* [Task objective]
Leave out the pictures, then reproduce the rest of the material exactly.

------ Raw data ------

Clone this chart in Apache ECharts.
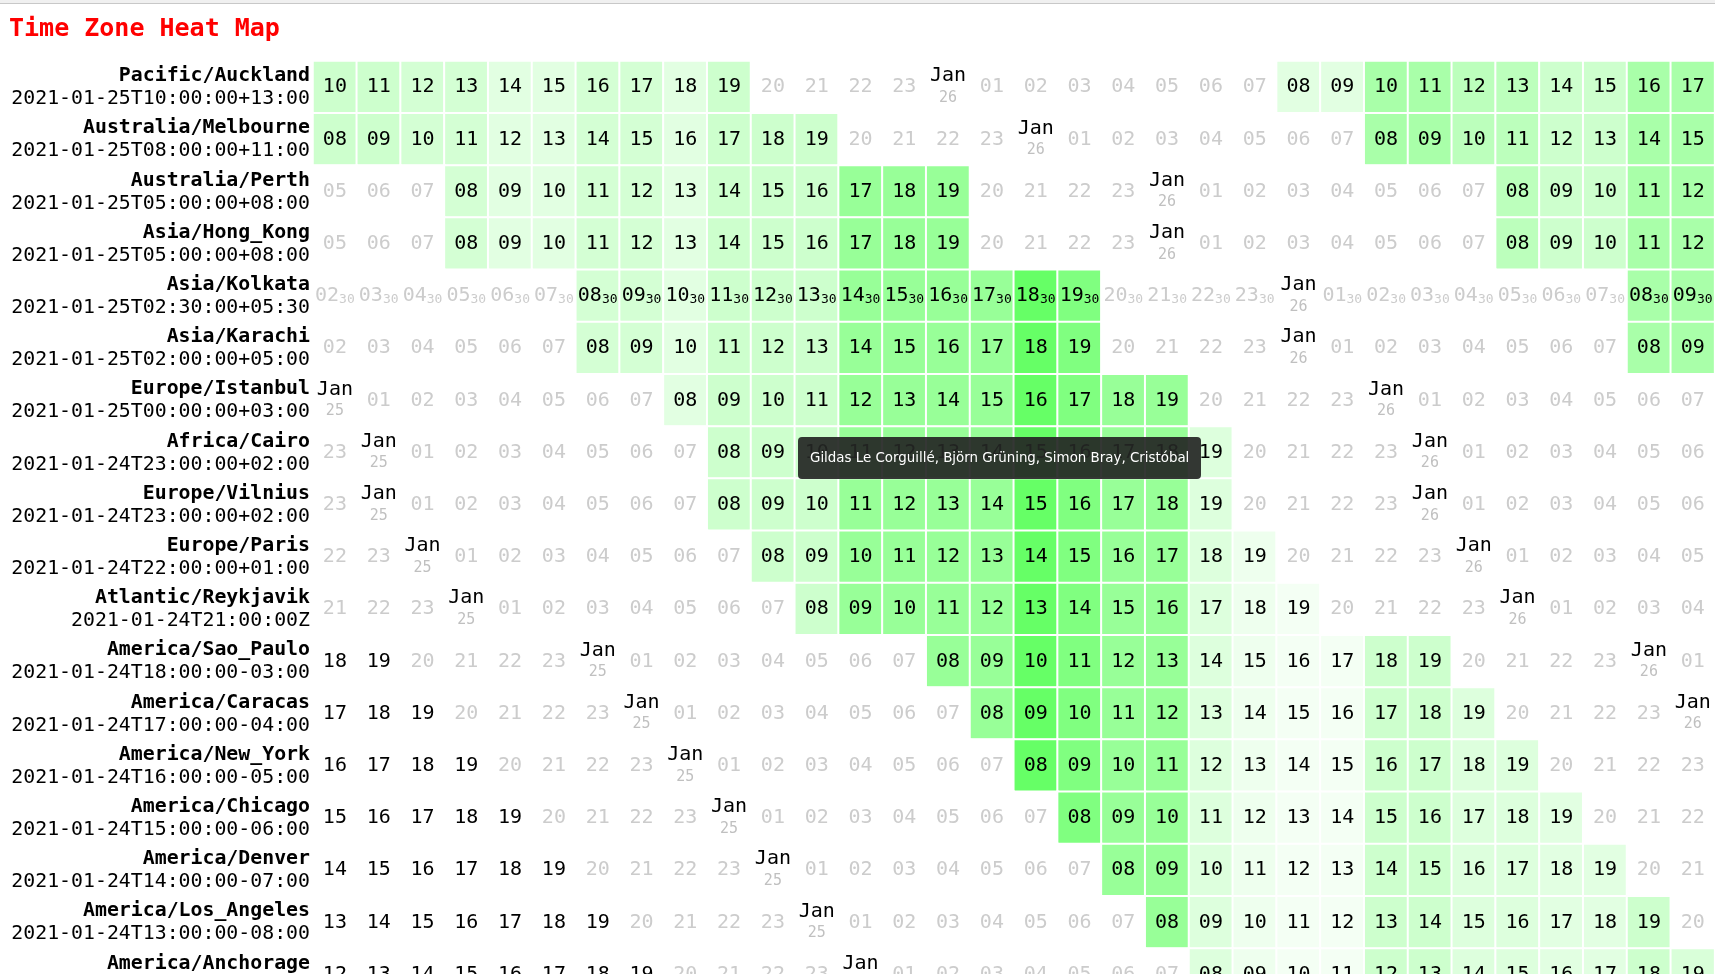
<!DOCTYPE html>
<html><head><meta charset="utf-8">
<script src="https://cdn.jsdelivr.net/npm/echarts@6/dist/echarts.min.js"></script>
<style>
html,body{margin:0;padding:0;overflow:hidden;background:#fff;}
#chart{position:absolute;left:0;top:0;width:1715px;height:1010px;}
#bar{position:absolute;left:0;top:0;width:1715px;height:3px;background:#f0f0f0;border-bottom:1px solid #c8c8c8;}
</style></head><body>
<div id="chart"></div><div id="bar"></div>
<script>
// ---- data ----
const zones = ['Pacific/Auckland','Australia/Melbourne','Australia/Perth','Asia/Hong_Kong','Asia/Kolkata','Asia/Karachi','Europe/Istanbul','Africa/Cairo','Europe/Vilnius','Europe/Paris','Atlantic/Reykjavik','America/Sao_Paulo','America/Caracas','America/New_York','America/Chicago','America/Denver','America/Los_Angeles','America/Anchorage'];
const startStamps = ['2021-01-25T10:00:00+13:00','2021-01-25T08:00:00+11:00','2021-01-25T05:00:00+08:00','2021-01-25T05:00:00+08:00','2021-01-25T02:30:00+05:30','2021-01-25T02:00:00+05:00','2021-01-25T00:00:00+03:00','2021-01-24T23:00:00+02:00','2021-01-24T23:00:00+02:00','2021-01-24T22:00:00+01:00','2021-01-24T21:00:00Z','2021-01-24T18:00:00-03:00','2021-01-24T17:00:00-04:00','2021-01-24T16:00:00-05:00','2021-01-24T15:00:00-06:00','2021-01-24T14:00:00-07:00','2021-01-24T13:00:00-08:00','2021-01-24T12:00:00-09:00'];
const utcOffsetMinutes = [780,660,480,480,330,300,180,120,120,60,0,-180,-240,-300,-360,-420,-480,-540];
const firstColumnUTC = '2021-01-24T21:00:00Z';
const hourColumns = ['21','22','23','00','01','02','03','04','05','06','07','08','09','10','11','12','13','14','15','16','17','18','19','20','21','22','23','00','01','02','03','04'];
// availability level per UTC column, for local Jan 25 and local Jan 26 working hours
const levelJan25 = [3.3,3.3,2.8,2.8,1.9,1.9,2.8,2.8,1.9,3.3,3.3,3.3,6.7,6.7,6.7,6.7,10,8.3,6.7,6.7,2.2,1.1,0.7,0.7,3.3,3.3,2.2,2.2,1.9,1.9,3.3,2.5];
const levelJan26 = [0,0,0,0,0,0,0,0,0,0,0,0,0,0,0,0,0,0,0,0,0,0,1.9,1.9,5.6,5.6,4.4,4.4,3.3,3.3,5.6,5.6];
const tooltipNames = 'Gildas Le Corguillé, Björn Grüning, Simon Bray, Cristóbal';
const tooltipCell = [15, 7];

// ---- build ----
const MONO = '"DejaVu Sans Mono", monospace';
const pad = n => (n < 10 ? '0' : '') + n;
const t0 = Date.parse(firstColumnUTC);
const data = [];
zones.forEach((z, r) => {
  hourColumns.forEach((hc, c) => {
    const t = new Date(t0 + (c * 60 + utcOffsetMinutes[r]) * 60000);
    const h = t.getUTCHours(), mi = t.getUTCMinutes(), d = t.getUTCDate();
    const work = h >= 8 && h <= 19;
    let text;
    if (h === 0) text = '{j|Jan}\n{d|' + d + '}';
    else {
      const k = work ? 'h' : 'g';
      text = '{' + k + '|' + pad(h) + '}' + (mi ? '{' + k + 'm|' + pad(mi) + '}' : '');
    }
    let v = 0;
    if (work && d === 25) v = levelJan25[c];
    if (work && d === 26) v = levelJan26[c];
    data.push({ value: [c, r, v], txt: text });
  });
});

const chart = echarts.init(document.getElementById('chart'));
chart.setOption({
  animation: false,
  title: {
    text: 'Time Zone Heat Map', left: 4, top: 12,
    textStyle: { fontFamily: MONO, fontWeight: 'bold', fontSize: 25, color: '#ff0000' }
  },
  tooltip: {
    trigger: 'item', triggerOn: 'none', alwaysShowContent: true,
    position: [798, 437],
    backgroundColor: 'rgba(36,38,36,0.92)', borderWidth: 0, padding: [11, 12],
    textStyle: { color: '#fff', fontSize: 13.4, fontFamily: '"DejaVu Sans", sans-serif' },
    extraCssText: 'box-shadow:none;border-radius:4px;',
    transitionDuration: 0,
    formatter: () => tooltipNames
  },
  grid: { left: 313, top: 61, width: 32 * 43.8, height: 18 * 52.2 },
  xAxis: { type: 'category', data: hourColumns, show: false },
  yAxis: {
    type: 'category', data: zones, inverse: true,
    axisLine: { show: false }, axisTick: { show: false }, splitLine: { show: false },
    axisLabel: {
      margin: 3, align: 'right',
      formatter: (v, i) => '{n|' + v + '}\n{t|' + startStamps[i] + '}',
      rich: {
        n: { fontFamily: MONO, fontWeight: 'bold', fontSize: 19.85, lineHeight: 24, color: '#000', align: 'right', padding: [2, 0, 0, 0] },
        t: { fontFamily: MONO, fontSize: 19.85, lineHeight: 24, color: '#000', align: 'right' }
      }
    }
  },
  visualMap: { type: 'continuous', min: 0, max: 10, dimension: 2, show: false, inRange: { color: ['#ffffff', '#66ff66'] } },
  series: [{
    type: 'heatmap',
    data: data,
    itemStyle: { borderColor: '#ffffff', borderWidth: 2 },
    emphasis: { disabled: true },
    label: {
      show: true,
      formatter: p => p.data.txt,
      rich: {
        h: { fontFamily: MONO, fontSize: 20, lineHeight: 24, color: '#000' },
        g: { fontFamily: MONO, fontSize: 20, lineHeight: 24, color: '#cccccc' },
        hm: { fontFamily: MONO, fontSize: 13, lineHeight: 18, color: '#000', verticalAlign: 'bottom', padding: [0, 0, 2, 0] },
        gm: { fontFamily: MONO, fontSize: 13, lineHeight: 18, color: '#cccccc', verticalAlign: 'bottom', padding: [0, 0, 2, 0] },
        j: { fontFamily: MONO, fontSize: 20, lineHeight: 22, color: '#000' },
        d: { fontFamily: MONO, fontSize: 15, lineHeight: 22, color: '#c0c0c0' }
      }
    }
  }]
});
chart.dispatchAction({ type: 'showTip', seriesIndex: 0, dataIndex: tooltipCell[1] * hourColumns.length + tooltipCell[0] });
</script>
</body></html>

------

* [Solution]
Clone this chart in Apache ECharts.
<!DOCTYPE html>
<html><head><meta charset="utf-8">
<script src="https://cdn.jsdelivr.net/npm/echarts@6/dist/echarts.min.js"></script>
<style>
html,body{margin:0;padding:0;overflow:hidden;background:#fff;}
#chart{position:absolute;left:0;top:0;width:1715px;height:1010px;}
#bar{position:absolute;left:0;top:0;width:1715px;height:3px;background:#f0f0f0;border-bottom:1px solid #c8c8c8;}
</style></head><body>
<div id="chart"></div><div id="bar"></div>
<script>
// ---- data ----
const zones = ['Pacific/Auckland','Australia/Melbourne','Australia/Perth','Asia/Hong_Kong','Asia/Kolkata','Asia/Karachi','Europe/Istanbul','Africa/Cairo','Europe/Vilnius','Europe/Paris','Atlantic/Reykjavik','America/Sao_Paulo','America/Caracas','America/New_York','America/Chicago','America/Denver','America/Los_Angeles','America/Anchorage'];
const startStamps = ['2021-01-25T10:00:00+13:00','2021-01-25T08:00:00+11:00','2021-01-25T05:00:00+08:00','2021-01-25T05:00:00+08:00','2021-01-25T02:30:00+05:30','2021-01-25T02:00:00+05:00','2021-01-25T00:00:00+03:00','2021-01-24T23:00:00+02:00','2021-01-24T23:00:00+02:00','2021-01-24T22:00:00+01:00','2021-01-24T21:00:00Z','2021-01-24T18:00:00-03:00','2021-01-24T17:00:00-04:00','2021-01-24T16:00:00-05:00','2021-01-24T15:00:00-06:00','2021-01-24T14:00:00-07:00','2021-01-24T13:00:00-08:00','2021-01-24T12:00:00-09:00'];
const utcOffsetMinutes = [780,660,480,480,330,300,180,120,120,60,0,-180,-240,-300,-360,-420,-480,-540];
const firstColumnUTC = '2021-01-24T21:00:00Z';
const hourColumns = ['21','22','23','00','01','02','03','04','05','06','07','08','09','10','11','12','13','14','15','16','17','18','19','20','21','22','23','00','01','02','03','04'];
// availability level per UTC column, for local Jan 25 and local Jan 26 working hours
const levelJan25 = [3.3,3.3,2.8,2.8,1.9,1.9,2.8,2.8,1.9,3.3,3.3,3.3,6.7,6.7,6.7,6.7,10,8.3,6.7,6.7,2.2,1.1,0.7,0.7,3.3,3.3,2.2,2.2,1.9,1.9,3.3,2.5];
const levelJan26 = [0,0,0,0,0,0,0,0,0,0,0,0,0,0,0,0,0,0,0,0,0,0,1.9,1.9,5.6,5.6,4.4,4.4,3.3,3.3,5.6,5.6];
const tooltipNames = 'Gildas Le Corguillé, Björn Grüning, Simon Bray, Cristóbal';
const tooltipCell = [15, 7];

// ---- build ----
const MONO = '"DejaVu Sans Mono", monospace';
const pad = n => (n < 10 ? '0' : '') + n;
const t0 = Date.parse(firstColumnUTC);
const data = [];
zones.forEach((z, r) => {
  hourColumns.forEach((hc, c) => {
    const t = new Date(t0 + (c * 60 + utcOffsetMinutes[r]) * 60000);
    const h = t.getUTCHours(), mi = t.getUTCMinutes(), d = t.getUTCDate();
    const work = h >= 8 && h <= 19;
    let text;
    if (h === 0) text = '{j|Jan}\n{d|' + d + '}';
    else {
      const k = work ? 'h' : 'g';
      text = '{' + k + '|' + pad(h) + '}' + (mi ? '{' + k + 'm|' + pad(mi) + '}' : '');
    }
    let v = 0;
    if (work && d === 25) v = levelJan25[c];
    if (work && d === 26) v = levelJan26[c];
    data.push({ value: [c, r, v], txt: text });
  });
});

const chart = echarts.init(document.getElementById('chart'));
chart.setOption({
  animation: false,
  title: {
    text: 'Time Zone Heat Map', left: 4, top: 12,
    textStyle: { fontFamily: MONO, fontWeight: 'bold', fontSize: 25, color: '#ff0000' }
  },
  tooltip: {
    trigger: 'item', triggerOn: 'none', alwaysShowContent: true,
    position: [798, 437],
    backgroundColor: 'rgba(36,38,36,0.92)', borderWidth: 0, padding: [11, 12],
    textStyle: { color: '#fff', fontSize: 13.4, fontFamily: '"DejaVu Sans", sans-serif' },
    extraCssText: 'box-shadow:none;border-radius:4px;',
    transitionDuration: 0,
    formatter: () => tooltipNames
  },
  grid: { left: 313, top: 61, width: 32 * 43.8, height: 18 * 52.2 },
  xAxis: { type: 'category', data: hourColumns, show: false },
  yAxis: {
    type: 'category', data: zones, inverse: true,
    axisLine: { show: false }, axisTick: { show: false }, splitLine: { show: false },
    axisLabel: {
      margin: 3, align: 'right',
      formatter: (v, i) => '{n|' + v + '}\n{t|' + startStamps[i] + '}',
      rich: {
        n: { fontFamily: MONO, fontWeight: 'bold', fontSize: 19.85, lineHeight: 24, color: '#000', align: 'right', padding: [2, 0, 0, 0] },
        t: { fontFamily: MONO, fontSize: 19.85, lineHeight: 24, color: '#000', align: 'right' }
      }
    }
  },
  visualMap: { type: 'continuous', min: 0, max: 10, dimension: 2, show: false, inRange: { color: ['#ffffff', '#66ff66'] } },
  series: [{
    type: 'heatmap',
    data: data,
    itemStyle: { borderColor: '#ffffff', borderWidth: 2 },
    emphasis: { disabled: true },
    label: {
      show: true,
      formatter: p => p.data.txt,
      rich: {
        h: { fontFamily: MONO, fontSize: 20, lineHeight: 24, color: '#000' },
        g: { fontFamily: MONO, fontSize: 20, lineHeight: 24, color: '#cccccc' },
        hm: { fontFamily: MONO, fontSize: 13, lineHeight: 18, color: '#000', verticalAlign: 'bottom', padding: [0, 0, 2, 0] },
        gm: { fontFamily: MONO, fontSize: 13, lineHeight: 18, color: '#cccccc', verticalAlign: 'bottom', padding: [0, 0, 2, 0] },
        j: { fontFamily: MONO, fontSize: 20, lineHeight: 22, color: '#000' },
        d: { fontFamily: MONO, fontSize: 15, lineHeight: 22, color: '#c0c0c0' }
      }
    }
  }]
});
chart.dispatchAction({ type: 'showTip', seriesIndex: 0, dataIndex: tooltipCell[1] * hourColumns.length + tooltipCell[0] });
</script>
</body></html>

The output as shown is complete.